Like many people I’ve spent most of the last week researching for the vegetarian section of a website called The People’s Zero. In the course of my intellectual travels I spent a lot of time on the websites of the Vegetarian Society and PETA and was struck by the inanity of PETA’s campaigns.
They do some good stuff, filming inside slaughterhouses and research facilities to show the reality of life and death there, and post uncensored videos on their website for the world to see. But their awareness-raising campaigns invariably feature nude or semi-nude women with innuendo-laden taglines. So we have a porn star’s arse and side-boob reminding us to have our cats spayed or neutered, models and celebrities proving they’d rather go naked than wear fur and, in a particular low, the State of the Union Undress that sees a PETA supporter’s full-frontal strip intercut with scenes from Congress, with narration giving us a sleazy campaign update.
It’s a baffling campaign to convert Page 3 fans to vegetarianism while leaving women objectified and ignored and feminists of both genders furious.

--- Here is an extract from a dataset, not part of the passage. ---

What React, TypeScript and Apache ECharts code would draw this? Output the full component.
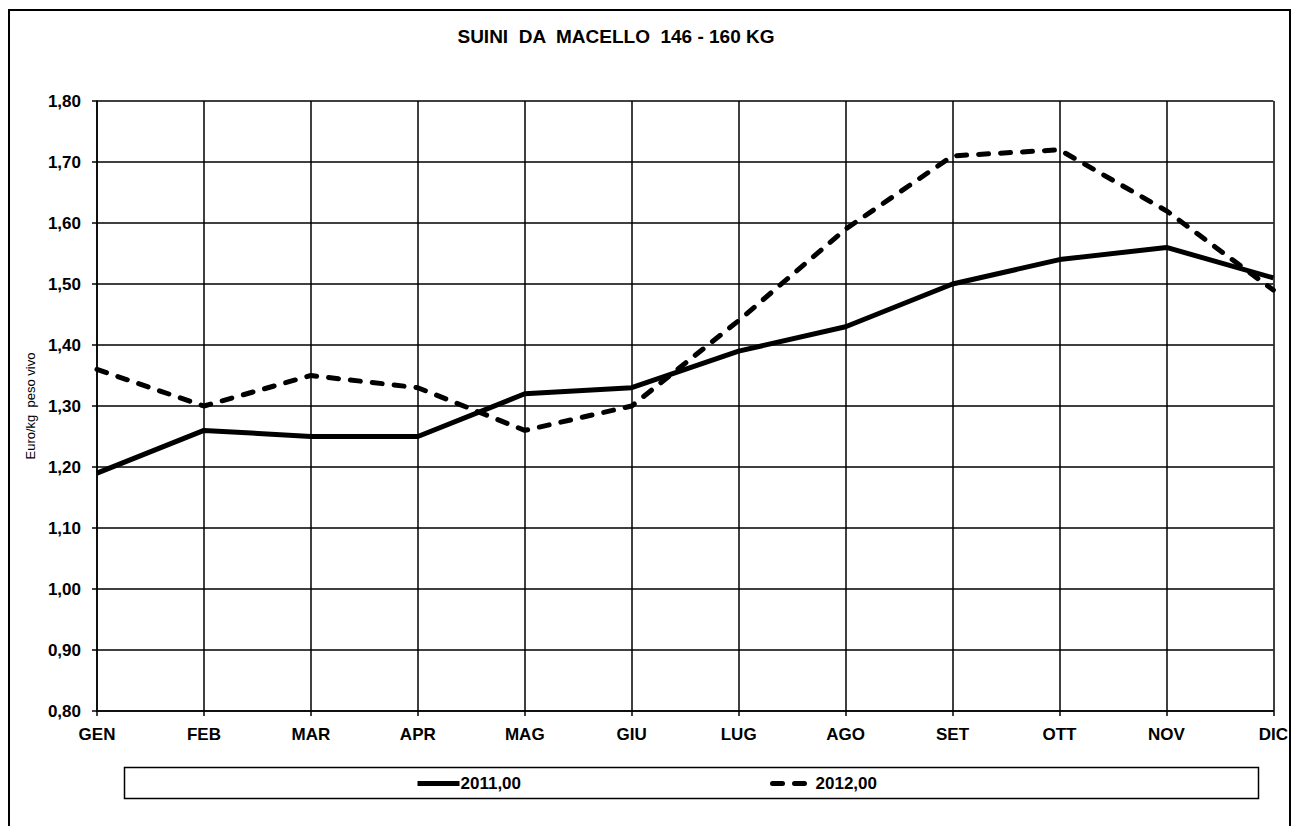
import React, { useEffect, useRef } from "react";
import * as echarts from "echarts";

const months = ["GEN", "FEB", "MAR", "APR", "MAG", "GIU", "LUG", "AGO", "SET", "OTT", "NOV", "DIC"];
const values2011 = [1.19, 1.26, 1.25, 1.25, 1.32, 1.33, 1.39, 1.43, 1.5, 1.54, 1.56, 1.51];
const values2012 = [1.36, 1.3, 1.35, 1.33, 1.26, 1.3, 1.44, 1.59, 1.71, 1.72, 1.62, 1.49];
const seriesNames = ["2011,00", "2012,00"];
const titleText = "SUINI  DA  MACELLO  146 - 160 KG";
const yAxisName = "Euro/kg  peso vivo";

const FONT = "Arial, 'Liberation Sans', sans-serif";

export default function App() {
  const ref = useRef<HTMLDivElement>(null);
  useEffect(() => {
    if (!ref.current) return;
    const chart = echarts.init(ref.current, undefined, { renderer: "svg" });
    chart.setOption({
      animation: false,
      backgroundColor: "#ffffff",
      textStyle: { fontFamily: FONT, color: "#000" },
      title: {
        text: titleText,
        left: 611,
        top: 22,
        textAlign: "center",
        textStyle: { fontFamily: FONT, fontSize: 19, fontWeight: "bold", color: "#000" },
      },
      graphic: [
        {
          type: "rect",
          shape: { x: 9, y: 10, width: 1281, height: 830 },
          style: { fill: "none", stroke: "#000", lineWidth: 2 },
          silent: true,
        },
        {
          type: "rect",
          shape: { x: 124.5, y: 767.5, width: 1134, height: 31 },
          style: { fill: "none", stroke: "#000", lineWidth: 1.5 },
          silent: true,
        },
      ],
      legend: {
        left: 415,
        top: 775,
        padding: 0,
        itemWidth: 42,
        itemHeight: 16,
        itemGap: 249,
        itemStyle: { opacity: 0 },
        lineStyle: { width: 5 },
        textStyle: { fontFamily: FONT, fontSize: 17, fontWeight: "bold", color: "#000", padding: [0, 0, 0, -4] },
        data: seriesNames,
      },
      grid: { left: 97, top: 101, right: 16, bottom: 115, containLabel: false },
      xAxis: {
        type: "category",
        data: months,
        boundaryGap: false,
        axisLine: { lineStyle: { color: "#000", width: 1.5 } },
        axisTick: { show: true, length: 5, lineStyle: { color: "#000", width: 1.5 } },
        axisLabel: { fontFamily: FONT, fontSize: 17, fontWeight: "bold", color: "#000", margin: 15 },
        splitLine: { show: true, lineStyle: { color: "#000", width: 1.5 } },
      },
      yAxis: {
        type: "value",
        min: 0.8,
        max: 1.8,
        interval: 0.1,
        name: yAxisName,
        nameLocation: "middle",
        nameRotate: 90,
        nameGap: 60,
        nameTextStyle: { fontFamily: FONT, fontSize: 13, color: "#000" },
        axisLine: { show: true, lineStyle: { color: "#000", width: 1.5 } },
        axisTick: { show: true, length: 5, lineStyle: { color: "#000", width: 1.5 } },
        axisLabel: {
          fontFamily: FONT,
          fontSize: 17,
          fontWeight: "bold",
          color: "#000",
          margin: 16,
          formatter: (v: number) => v.toFixed(2).replace(".", ","),
        },
        splitLine: { show: true, lineStyle: { color: "#000", width: 1.5 } },
      },
      series: [
        {
          name: seriesNames[0],
          type: "line",
          data: values2011,
          symbol: "none",
          lineStyle: { color: "#000", width: 5, type: "solid" },
          itemStyle: { color: "#000" },
        },
        {
          name: seriesNames[1],
          type: "line",
          data: values2012,
          symbol: "none",
          lineStyle: { color: "#000", width: 5, type: [10, 12], cap: "round" },
          itemStyle: { color: "#000" },
        },
      ],
    });
    return () => chart.dispose();
  }, []);
  return (
    <div
      ref={ref}
      style={{ position: "fixed", left: 0, top: 0, width: 1291, height: 826, background: "#fff" }}
    />
  );
}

It’s the kind of bone-headed wrong-think that says any publicity is good publicity, that if you’ve got people’s attention they’ll listen to what you’re saying. But as any woman knows, when men are staring at your chest they’re only paying attention to what they’re staring at.
PETA says, “Experience has taught us that provocative and controversial campaigns make the difference between keeping important yet depressing subjects invisible and exposing them to the public.” Fair enough, but when Martin Luther King told the world he had a dream, he wasn’t standing there with his chap out. Campaigns can be high profile without being cheap, attention-grabbing without being sleazy. And while large parts of the world still see women only as sex objects to be owned and traded and abused and uneducated, PETA’s campaigns are as muddled and unhelpful as the cast of a Carry On movie highlighting the plight of trafficked children by slaughtering three thousand fluffy bunnies.